Keith Housum : Great. I appreciate. And just as a follow-up, with the additional cash flow that’s available as the reduction of the business in putting that capital use, how do you guys see the M&A environment today and your opportunities available to you?
Rich Hume: So I think M&A is something that we always have an active pipeline on, and we continue to engage on that pipeline. Things come in, things fall off. I would tell you that our M&A interests are pretty consistent with what they have been over time. As you well know, within this industry there’s the ability to grow organically, predominantly driven in the new technology areas. And there’s the ability to grow inorganically and over the continuing — continuum, sorry, I think that both of those tools will be utilized in order to continue to drive our enterprise.
Keith Housum: Great. Thank you, guys.
Rich Hume: Thank you.
Operator: And the next question is from Matt Sheerin with Stifel. Your line is open.
Matt Sheerin : Yes. Thank you and good morning. I had a question on the gross margin. Marshall, the implied gross margin guide is roughly 6.7%. So down 20 basis points sequentially. You talked at the end of your comments, your opening comments about Hyve having some, I guess, some catch-up and some pricing with customers in that it was sort of a onetime positive impact. So could you talk about the expectations for gross margin, particularly as you get into the back half of the year with Advanced Solutions slowing and client devices picking up and particularly your consumer business also picking up seasonally. Should we expect gross margin to be down again in Q4?

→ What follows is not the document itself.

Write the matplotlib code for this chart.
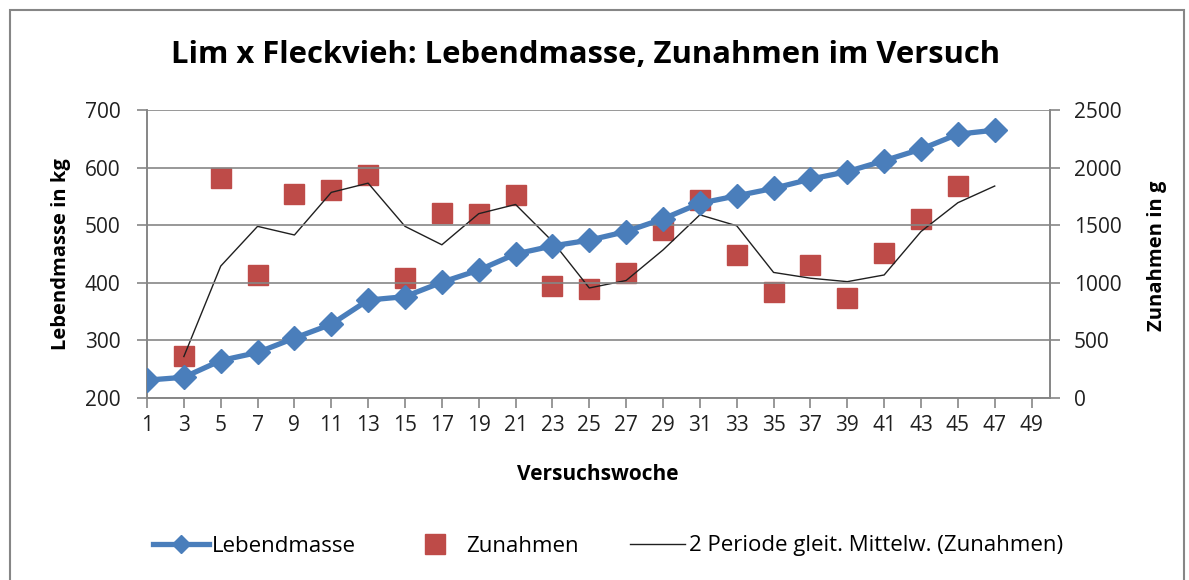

Marshall Witt: Yes. So I’ll address the second half and then Rich certainly can chime in. So we think the gross margins probably come down slightly. Most of that, I think, Matt is just due to seasonality. As you know, quarter four tends to be a little bit more PC weighted. And with that, it tends to have a little bit lower gross margin profile. But you’re right, we had some onetime items that won’t repeat themselves in Q4 for Hyve, and that definitely did benefit last year’s quarter four margin, gross margin. But generally said the majority of the uplift, if you think about the year-over-year comparison on gross margin are primarily due to the mix shift between AS and ES, Matt. And also the increased amount of gross versus net that’s taking place within the enterprise.
We roughly have about a 3% higher grossing of those revenues year-on-year. So it does actually artificially or mathematically increase the margin profile, while gross profit dollars stay relatively consistent or constant relative to overall revenue volatility.
Rich Hume: I have nothing to add. I think, Matt, as Marshall had said it, maybe marginally with the anticipation would be a sequential down a couple of basis points along the way, but fairly stable, I think, in Q4 then.